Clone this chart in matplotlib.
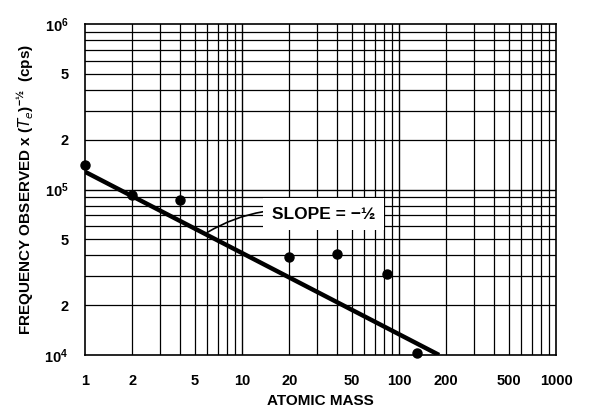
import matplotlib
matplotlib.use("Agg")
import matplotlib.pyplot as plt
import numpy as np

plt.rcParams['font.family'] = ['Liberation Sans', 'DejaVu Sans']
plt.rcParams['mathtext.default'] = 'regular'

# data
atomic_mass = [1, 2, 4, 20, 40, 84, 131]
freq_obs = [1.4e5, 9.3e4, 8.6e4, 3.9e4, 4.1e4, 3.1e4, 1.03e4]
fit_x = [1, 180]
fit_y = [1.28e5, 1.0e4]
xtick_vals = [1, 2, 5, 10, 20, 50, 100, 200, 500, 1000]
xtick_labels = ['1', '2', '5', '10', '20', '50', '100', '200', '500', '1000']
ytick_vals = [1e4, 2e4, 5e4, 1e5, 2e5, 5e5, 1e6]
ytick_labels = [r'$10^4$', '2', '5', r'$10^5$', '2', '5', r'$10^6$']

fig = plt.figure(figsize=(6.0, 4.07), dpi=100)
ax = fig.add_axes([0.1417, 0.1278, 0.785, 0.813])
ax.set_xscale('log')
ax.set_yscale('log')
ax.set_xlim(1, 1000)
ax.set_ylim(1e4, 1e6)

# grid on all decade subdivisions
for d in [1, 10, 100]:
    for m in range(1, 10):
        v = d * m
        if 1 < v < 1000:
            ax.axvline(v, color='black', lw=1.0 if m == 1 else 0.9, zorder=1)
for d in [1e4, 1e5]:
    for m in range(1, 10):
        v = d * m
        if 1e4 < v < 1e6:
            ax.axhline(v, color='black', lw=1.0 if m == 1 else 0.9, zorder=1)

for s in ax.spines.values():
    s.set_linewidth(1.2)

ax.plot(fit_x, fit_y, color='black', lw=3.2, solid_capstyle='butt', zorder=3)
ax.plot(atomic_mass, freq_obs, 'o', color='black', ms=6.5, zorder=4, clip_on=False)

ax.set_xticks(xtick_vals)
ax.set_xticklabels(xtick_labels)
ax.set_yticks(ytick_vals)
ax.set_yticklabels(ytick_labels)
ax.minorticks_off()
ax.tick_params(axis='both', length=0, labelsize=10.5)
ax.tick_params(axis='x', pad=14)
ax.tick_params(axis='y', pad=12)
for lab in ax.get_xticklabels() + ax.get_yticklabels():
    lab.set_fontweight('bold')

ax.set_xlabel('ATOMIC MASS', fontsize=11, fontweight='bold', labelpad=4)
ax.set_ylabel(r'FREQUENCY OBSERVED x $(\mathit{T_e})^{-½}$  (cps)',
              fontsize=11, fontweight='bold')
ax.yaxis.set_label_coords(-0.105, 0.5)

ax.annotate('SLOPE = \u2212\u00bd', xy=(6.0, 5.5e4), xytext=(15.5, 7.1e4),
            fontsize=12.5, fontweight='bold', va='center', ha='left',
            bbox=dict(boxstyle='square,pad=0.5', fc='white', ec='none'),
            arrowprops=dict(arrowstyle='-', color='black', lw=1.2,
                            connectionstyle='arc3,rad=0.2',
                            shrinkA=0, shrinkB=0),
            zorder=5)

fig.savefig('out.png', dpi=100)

### Directions for this task:
Extract the lines exactly, please: the first line of the listing, the line with "ax.set_ylim(1e4, 1e6)", and every line between them, but no pictures.

### Correct result:
Clone this chart in matplotlib.
import matplotlib
matplotlib.use("Agg")
import matplotlib.pyplot as plt
import numpy as np

plt.rcParams['font.family'] = ['Liberation Sans', 'DejaVu Sans']
plt.rcParams['mathtext.default'] = 'regular'

# data
atomic_mass = [1, 2, 4, 20, 40, 84, 131]
freq_obs = [1.4e5, 9.3e4, 8.6e4, 3.9e4, 4.1e4, 3.1e4, 1.03e4]
fit_x = [1, 180]
fit_y = [1.28e5, 1.0e4]
xtick_vals = [1, 2, 5, 10, 20, 50, 100, 200, 500, 1000]
xtick_labels = ['1', '2', '5', '10', '20', '50', '100', '200', '500', '1000']
ytick_vals = [1e4, 2e4, 5e4, 1e5, 2e5, 5e5, 1e6]
ytick_labels = [r'$10^4$', '2', '5', r'$10^5$', '2', '5', r'$10^6$']

fig = plt.figure(figsize=(6.0, 4.07), dpi=100)
ax = fig.add_axes([0.1417, 0.1278, 0.785, 0.813])
ax.set_xscale('log')
ax.set_yscale('log')
ax.set_xlim(1, 1000)
ax.set_ylim(1e4, 1e6)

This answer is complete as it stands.